The reasoning behind it is that everybody is now using the internet, and if they are not, then they should learn, and if they will not or cannot learn, well that's tough.
Going back to those old fashioned values, there used to be something called customer service, in which the customer was king (or queen). Banks, shops, firms, or whatever, strove to serve the interests of the customers. Now things are turned on their head, with customers forced to serve their interests, to change their habits, and to have all the inconvenience on their shoulders, and to be happy about it at the same time.
Shop around? Look around. All the banks are closing branches. This is due to the rise of internet banking and telephone banking which is seeing fewer people stepping inside a bricks and mortar bank.
Those physical structures have staff, who have to be paid for, and upkeep expenses. Get rid of the staff, close the branch, force people into virtual banking. . . and you are cutting costs and boosting profits.
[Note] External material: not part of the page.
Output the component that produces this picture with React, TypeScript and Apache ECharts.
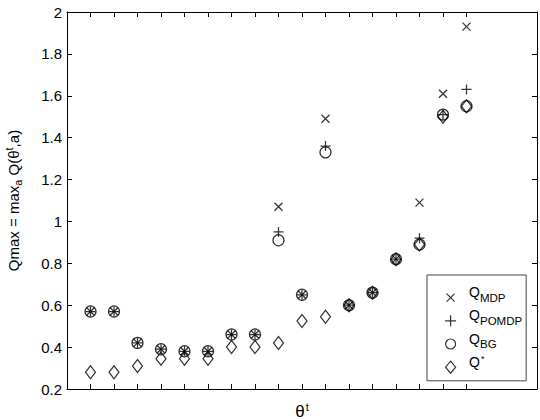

Those voices asking about customer service are pushed to the margins, as if they are dinosaurs with nothing relevant to say.
Meanwhile those customers without computer access will now have to make alternative arrangements.
Having taken this step, it is now up to HSBC to do all it can to help those who are going to be affected. Some will adapt to the change very easily, but some will be loyal customers of decades' standing and that loyalty should count for something, even in the world of banking.
It is progress, they say. But events in recent days underline the potential perils of the online world, which is the 21st century equivalent of the Wild West, a playground for sophisticated fraudsters.